Why was the loss recognition desirable? The clue may be in the terms of the preferred stock. It had a liquidation preference. It was sold to “Investors and Insiders.” Presumably Insiders were officers and directors, but Investors could have been corporations that would enjoy claiming a dividends received deduction on deemed dividends received on the preferred stock under section 305(c) due to the liquidation preference. Having excess NOLs allowed Distributing to forego the interest deduction it would have claimed if it had raised capital for Business B by borrowing.
The technical issues of greatest importance for the ruling were (1) the ability of Controlled 1 to make a qualified stock purchase and thus a section 338(h)(10) election; and (2) the recognition of losses in the deemed asset sales; and (3) the ability to apply section 197 amortization to intangibles. The sale of the preferred stock predominantly to unrelated persons made the QSP inevitable. The recognition of losses on the deemed asset sales was permitted by the rule under section 267 that tests relatedness after the transaction. In this case, Distributing and Controlled 1 were not related parties for section 267 purposes after the transaction. The section 197 anti-churning rules were avoided.

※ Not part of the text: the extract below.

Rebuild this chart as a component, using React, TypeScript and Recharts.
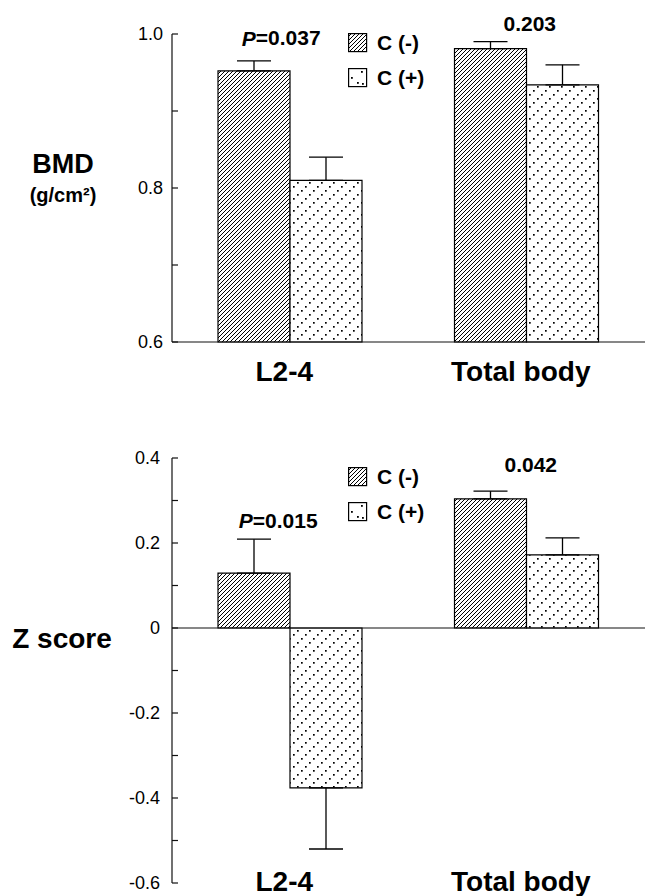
import React from 'react';
import { BarChart, Bar, XAxis, YAxis, ErrorBar, ReferenceLine, ReferenceDot, Legend } from 'recharts';

const FONT = '"Liberation Sans", Arial, Helvetica, sans-serif';

const categories = ['L2-4', 'Total body'];
const seriesNames = ['C (-)', 'C (+)'];

// BMD panel
const bmdCNeg = [0.952, 0.981];
const bmdCNegErr = [0.013, 0.009];
const bmdCPos = [0.810, 0.934];
const bmdCPosErr = [0.030, 0.026];
const bmdTicks = [0.6, 0.7, 0.8, 0.9, 1.0];
const bmdTickLabels = ['0.6', '', '0.8', '', '1.0'];
const bmdPLabels = ['P=0.037', '0.203'];
const bmdPLabelY = [0.995, 1.014];

// Z score panel
const zCNeg = [0.129, 0.304];
const zCNegErr = [0.080, 0.018];
const zCPos = [-0.376, 0.172];
const zCPosErr = [0.144, 0.040];
const zTicks = [-0.6, -0.5, -0.4, -0.3, -0.2, -0.1, 0, 0.1, 0.2, 0.3, 0.4];
const zTickLabels = ['-0.6', '', '-0.4', '', '-0.2', '', '0', '', '0.2', '', '0.4'];
const zPLabels = ['P=0.015', '0.042'];
const zPLabelY = [0.254, 0.384];

const buildData = (neg: number[], negErr: number[], pos: number[], posErr: number[]) =>
  categories.map((c, i) => ({ category: c, cNeg: neg[i], cNegErr: negErr[i], cPos: pos[i], cPosErr: posErr[i] }));

const bmdData = buildData(bmdCNeg, bmdCNegErr, bmdCPos, bmdCPosErr);
const zData = buildData(zCNeg, zCNegErr, zCPos, zCPosErr);

const errNeg = (d: any) => (d.cNeg >= 0 ? [0, d.cNegErr] : [d.cNegErr, 0]);
const errPos = (d: any) => (d.cPos >= 0 ? [0, d.cPosErr] : [d.cPosErr, 0]);

const HatchPattern = ({ id }: { id: string }) => (
  <pattern id={id} patternUnits="userSpaceOnUse" width={4} height={4}>
    <rect width={4} height={4} fill="#fff" />
    <path d="M-1,1 l2,-2 M0,4 l4,-4 M3,5 l2,-2" stroke="#000" strokeWidth={1} />
  </pattern>
);

const Patterns = ({ id }: { id: string }) => (
  <defs>
    <HatchPattern id={`hatch-${id}`} />
    <pattern id={`dots-${id}`} patternUnits="userSpaceOnUse" width={12} height={12}>
      <rect width={12} height={12} fill="#fff" />
      <rect x={1} y={10} width={1.7} height={1.7} fill="#000" />
      <rect x={5} y={6} width={1.7} height={1.7} fill="#000" />
      <rect x={9} y={2} width={1.7} height={1.7} fill="#000" />
    </pattern>
  </defs>
);

const makeYTick = (ticks: number[], labels: string[], gap: number) => (props: any) => {
  const { x, y, payload } = props;
  const i = ticks.findIndex((t) => Math.abs(t - payload.value) < 1e-9);
  const label = i >= 0 ? labels[i] : '';
  return (
    <g>
      <line x1={x} x2={x + 6} y1={y} y2={y} stroke="#111" strokeWidth={1.2} />
      {label !== '' && (
        <text x={x - gap} y={y} textAnchor="end" dominantBaseline="central" fontSize={18} fontFamily={FONT} fill="#000">
          {label}
        </text>
      )}
    </g>
  );
};

const makeXTick = (dy: number) => (props: any) => (
  <text x={props.x - 6} y={props.y + dy} textAnchor="middle" fontSize={28} fontWeight="bold" fontFamily={FONT} fill="#000">
    {props.payload.value}
  </text>
);

const annotationShape = (label: string, dx: number) => (props: any) => {
  const { cx, cy } = props;
  const isP = label.startsWith('P=');
  return (
    <text x={cx + dx} y={cy} textAnchor="middle" dominantBaseline="central" fontSize={21} fontWeight="bold" fontFamily={FONT} fill="#000">
      {isP ? (
        <>
          <tspan fontStyle="italic">P</tspan>
          {label.slice(1)}
        </>
      ) : (
        label
      )}
    </text>
  );
};

const LegendContent = ({ pid }: { pid: string }) => (
  <div style={{ fontFamily: FONT, fontWeight: 'bold', fontSize: 21, color: '#000' }}>
    {seriesNames.map((n: string, i: number) => (
      <div key={n} style={{ display: 'flex', alignItems: 'center', height: 35 }}>
        <svg width={20} height={20} style={{ display: 'block' }}>
          {i === 0 ? (
            <>
              <defs>
                <HatchPattern id={`lg-hatch-${pid}`} />
              </defs>
              <rect x={0.6} y={0.6} width={18} height={18} fill={`url(#lg-hatch-${pid})`} stroke="#000" strokeWidth={1.2} />
            </>
          ) : (
            <>
              <rect x={0.6} y={0.6} width={18} height={18} fill="#fff" stroke="#000" strokeWidth={1.2} />
              <rect x={13} y={3} width={1.8} height={1.8} fill="#000" />
              <rect x={3} y={9} width={1.8} height={1.8} fill="#000" />
              <rect x={9} y={14} width={1.8} height={1.8} fill="#000" />
              <rect x={14} y={15} width={1.8} height={1.8} fill="#000" />
            </>
          )}
        </svg>
        <span style={{ marginLeft: 9, lineHeight: '21px' }}>{n}</span>
      </div>
    ))}
  </div>
);

const BmdTitle = () => (
  <g>
    <text x={63} y={173} textAnchor="middle" fontSize={27} fontWeight="bold" fontFamily={FONT} fill="#000">BMD</text>
    <text x={63} y={202} textAnchor="middle" fontSize={20} fontWeight="bold" fontFamily={FONT} fill="#000">(g/cm²)</text>
  </g>
);

const ZTitle = () => (
  <g>
    <text x={62} y={248} textAnchor="middle" fontSize={28} fontWeight="bold" fontFamily={FONT} fill="#000">Z score</text>
  </g>
);

export default function App() {
  return (
    <div style={{ position: 'absolute', left: 0, top: 0, width: 645, height: 896, background: '#fff' }}>
      <div style={{ position: 'absolute', left: 0, top: 0 }}>
        <BarChart
          width={645}
          height={400}
          data={bmdData}
          margin={{ top: 34, right: 0, bottom: 0, left: 0 }}
          barSize={72}
          barGap={0}
          style={{ fontFamily: FONT }}
        >
          <Patterns id="bmd" />
          <XAxis
            dataKey="category"
            height={58}
            tickSize={0}
            tickMargin={0}
            interval={0}
            axisLine={{ stroke: '#111', strokeWidth: 1.2 }}
            tickLine={false}
            tick={makeXTick(39)}
          />
          <YAxis
            width={172}
            domain={[0.6, 1.0]}
            ticks={bmdTicks}
            interval={0}
            tickSize={0}
            tickMargin={0}
            axisLine={{ stroke: '#111', strokeWidth: 1.2 }}
            tickLine={false}
            tick={makeYTick(bmdTicks, bmdTickLabels, 9)}
            label={() => <BmdTitle />}
          />
          <Bar dataKey="cNeg" name={seriesNames[0]} fill="url(#hatch-bmd)" stroke="#000" strokeWidth={1.2} isAnimationActive={false}>
            <ErrorBar dataKey={errNeg} width={17} stroke="#000" strokeWidth={1.3} direction="y" isAnimationActive={false} />
          </Bar>
          <Bar dataKey="cPos" name={seriesNames[1]} fill="url(#dots-bmd)" stroke="#000" strokeWidth={1.2} isAnimationActive={false}>
            <ErrorBar dataKey={errPos} width={17} stroke="#000" strokeWidth={1.3} direction="y" isAnimationActive={false} />
          </Bar>
          {categories.map((c, i) => (
            <ReferenceDot
              key={c}
              x={c}
              y={bmdPLabelY[i]}
              r={0}
              ifOverflow="visible"
              shape={annotationShape(bmdPLabels[i], i === 0 ? -9 : 3)}
            />
          ))}
          <Legend
            layout="vertical"
            align="center"
            verticalAlign="middle"
            content={() => <LegendContent pid="bmd" />}
            wrapperStyle={{ left: 348, top: 25, width: 120, height: 70 }}
          />
        </BarChart>
      </div>
      <div style={{ position: 'absolute', left: 0, top: 400 }}>
        <BarChart
          width={645}
          height={496}
          data={zData}
          margin={{ top: 58, right: 0, bottom: 0, left: 0 }}
          barSize={72}
          barGap={0}
          style={{ fontFamily: FONT }}
        >
          <Patterns id="z" />
          <XAxis
            dataKey="category"
            height={13}
            tickSize={0}
            tickMargin={0}
            interval={0}
            axisLine={false}
            tickLine={false}
            tick={makeXTick(8)}
          />
          <YAxis
            width={172}
            domain={[-0.6, 0.4]}
            ticks={zTicks}
            interval={0}
            tickSize={0}
            tickMargin={0}
            axisLine={{ stroke: '#111', strokeWidth: 1.2 }}
            tickLine={false}
            tick={makeYTick(zTicks, zTickLabels, 12)}
            label={() => <ZTitle />}
          />
          <ReferenceLine y={0} stroke="#111" strokeWidth={1.2} />
          <Bar dataKey="cNeg" name={seriesNames[0]} fill="url(#hatch-z)" stroke="#000" strokeWidth={1.2} isAnimationActive={false}>
            <ErrorBar dataKey={errNeg} width={17} stroke="#000" strokeWidth={1.3} direction="y" isAnimationActive={false} />
          </Bar>
          <Bar dataKey="cPos" name={seriesNames[1]} fill="url(#dots-z)" stroke="#000" strokeWidth={1.2} isAnimationActive={false}>
            <ErrorBar dataKey={errPos} width={17} stroke="#000" strokeWidth={1.3} direction="y" isAnimationActive={false} />
          </Bar>
          {categories.map((c, i) => (
            <ReferenceDot
              key={c}
              x={c}
              y={zPLabelY[i]}
              r={0}
              ifOverflow="visible"
              shape={annotationShape(zPLabels[i], i === 0 ? -12 : 4)}
            />
          ))}
          <Legend
            layout="vertical"
            align="center"
            verticalAlign="middle"
            content={() => <LegendContent pid="z" />}
            wrapperStyle={{ left: 348, top: 59, width: 120, height: 70 }}
          />
        </BarChart>
      </div>
    </div>
  );
}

The taxpayer represented that a series of potentially applicable anti-abuse rules did not apply: section 269, 197, 267 and consolidated return intercompany sales. It also represented that it would have done the transactions even if losses had not been recognized. The latter representation might be hard to believe, but the IRS generally must accept such representations because it has no way to disprove them.
Conclusion: This taxpayer used a busted section 351 exchange to recognize built in losses and apparently to share the tax benefit of the loss recognition with investors in the preferred stock of a subsidiary.